→ Set task: The lines from the top of the material below through the line containing "const seriesNames = ['Lu." are to be printed exactly, with pictures omitted.

-*-

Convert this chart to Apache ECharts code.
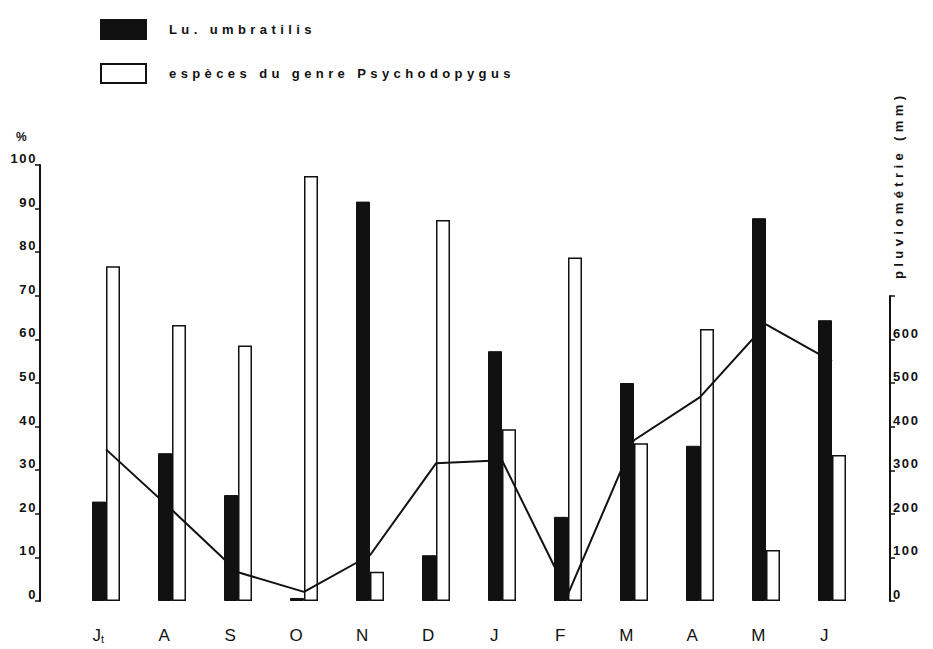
<!DOCTYPE html>
<html><head><meta charset="utf-8">
<script src="https://cdn.jsdelivr.net/npm/echarts@6/dist/echarts.min.js"></script>
<style>
html,body{margin:0;padding:0;background:#fff}
#c{width:933px;height:649px}
#c text{letter-spacing:1.6px}
#c text[style*="SpacedA"]{letter-spacing:4.4px}
</style></head><body><div id="c"></div>
<script>
const months = ['Jt','A','S','O','N','D','J','F','M','A','M','J'];
const luUmbratilis = [22.8, 33.9, 24.3, 0.7, 91.6, 10.5, 57.3, 19.3, 50, 35.6, 87.8, 64.4];
const psychodopygus = [76.8, 63.3, 58.6, 97.5, 6.7, 87.4, 39.4, 78.8, 36.2, 62.4, 11.7, 33.5];
const pluviometrie = [348, 209, 66, 21, 105, 316, 323, 16, 369, 468, 635, 550];
const pctTicks = [0, 10, 20, 30, 40, 50, 60, 70, 80, 90, 100];
const rainTicks = [0, 100, 200, 300, 400, 500, 600];
const seriesNames = ['Lu. umbratilis', 'espèces du genre Psychodopygus', 'pluviométrie'];

const chart = echarts.init(document.getElementById('c'), null, {renderer: 'svg'});
const axisFont = {fontFamily: 'Liberation Sans, Arial, sans-serif', fontWeight: 'bold', fontSize: 13, color: '#111'};
const gridL = 73, gridR = 68, gridBottom = 48;
chart.setOption({
  animation: false,
  backgroundColor: '#fff',
  legend: {
    data: [seriesNames[0], seriesNames[1]],
    orient: 'vertical', left: 95, top: 14,
    itemWidth: 45, itemHeight: 19, itemGap: 23,
    icon: 'rect',
    textStyle: {fontFamily: 'Liberation Sans, SpacedA, Arial', fontWeight: 'bold', fontSize: 13, color: '#111', padding: [0, 0, 0, 18]}
  },
  graphic: [
    {type: 'text', left: 16, top: 131, style: {text: '%', font: 'bold 12px Liberation Sans', fill: '#111'}},
    {type: 'text', x: 898, y: 279, rotation: Math.PI / 2,
     style: {text: 'pluviométrie (mm)', fontFamily: 'Liberation Sans, SpacedA, Arial', fontWeight: 'bold', fontSize: 13, fill: '#111', textAlign: 'left', textVerticalAlign: 'middle'}}
  ],
  grid: [
    {left: gridL, right: gridR, top: 165, bottom: gridBottom},
    {left: gridL, right: gridR, top: 296, bottom: gridBottom}
  ],
  xAxis: [
    {type: 'category', gridIndex: 0, data: months,
     axisLine: {show: false}, axisTick: {show: false},
     axisLabel: {margin: 26, padding: [0, 14, 0, 0], fontFamily: 'Liberation Sans, Arial', fontSize: 17, color: '#111',
       formatter: function (v) { return v === 'Jt' ? 'J{s|t}' : v; },
       rich: {s: {fontSize: 11, fontFamily: 'Liberation Sans, Arial', color: '#111', padding: [6, 0, 0, 0]}}}},
    {type: 'category', gridIndex: 1, data: months, show: false}
  ],
  yAxis: [
    {type: 'value', gridIndex: 0, min: pctTicks[0], max: pctTicks[pctTicks.length - 1], interval: 10,
     offset: 33, position: 'left',
     axisLine: {show: true, onZero: false, lineStyle: {color: '#111', width: 2}},
     axisTick: {show: true, length: 5, lineStyle: {color: '#111', width: 1.5}},
     splitLine: {show: false},
     axisLabel: Object.assign({margin: 3, verticalAlign: 'bottom', formatter: function (v) { return pctTicks.indexOf(v) >= 0 ? String(v) : ''; }}, axisFont)},
    {type: 'value', gridIndex: 1, min: 0, max: 700, interval: 100,
     offset: 25, position: 'right',
     axisLine: {show: true, onZero: false, lineStyle: {color: '#111', width: 2}},
     axisTick: {show: true, length: 5, lineStyle: {color: '#111', width: 1.5}},
     splitLine: {show: false},
     axisLabel: Object.assign({margin: 3, verticalAlign: 'bottom', formatter: function (v) { return rainTicks.indexOf(v) >= 0 ? String(v) : ''; }}, axisFont)}
  ],
  series: [
    {name: seriesNames[0], type: 'bar', xAxisIndex: 0, yAxisIndex: 0, data: luUmbratilis,
     barWidth: 14, barGap: '0%', itemStyle: {color: '#111', borderColor: '#111', borderWidth: 1}},
    {name: seriesNames[1], type: 'bar', xAxisIndex: 0, yAxisIndex: 0, data: psychodopygus,
     barWidth: 14, barGap: '0%', itemStyle: {color: '#fff', borderColor: '#111', borderWidth: 1.5}},
    {name: seriesNames[2], type: 'line', xAxisIndex: 1, yAxisIndex: 1, data: pluviometrie,
     symbol: 'none', lineStyle: {color: '#111', width: 2}, z: 5}
  ]
});
</script></body></html>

-*-

→ Output:
Convert this chart to Apache ECharts code.
<!DOCTYPE html>
<html><head><meta charset="utf-8">
<script src="https://cdn.jsdelivr.net/npm/echarts@6/dist/echarts.min.js"></script>
<style>
html,body{margin:0;padding:0;background:#fff}
#c{width:933px;height:649px}
#c text{letter-spacing:1.6px}
#c text[style*="SpacedA"]{letter-spacing:4.4px}
</style></head><body><div id="c"></div>
<script>
const months = ['Jt','A','S','O','N','D','J','F','M','A','M','J'];
const luUmbratilis = [22.8, 33.9, 24.3, 0.7, 91.6, 10.5, 57.3, 19.3, 50, 35.6, 87.8, 64.4];
const psychodopygus = [76.8, 63.3, 58.6, 97.5, 6.7, 87.4, 39.4, 78.8, 36.2, 62.4, 11.7, 33.5];
const pluviometrie = [348, 209, 66, 21, 105, 316, 323, 16, 369, 468, 635, 550];
const pctTicks = [0, 10, 20, 30, 40, 50, 60, 70, 80, 90, 100];
const rainTicks = [0, 100, 200, 300, 400, 500, 600];
const seriesNames = ['Lu. umbratilis', 'espèces du genre Psychodopygus', 'pluviométrie'];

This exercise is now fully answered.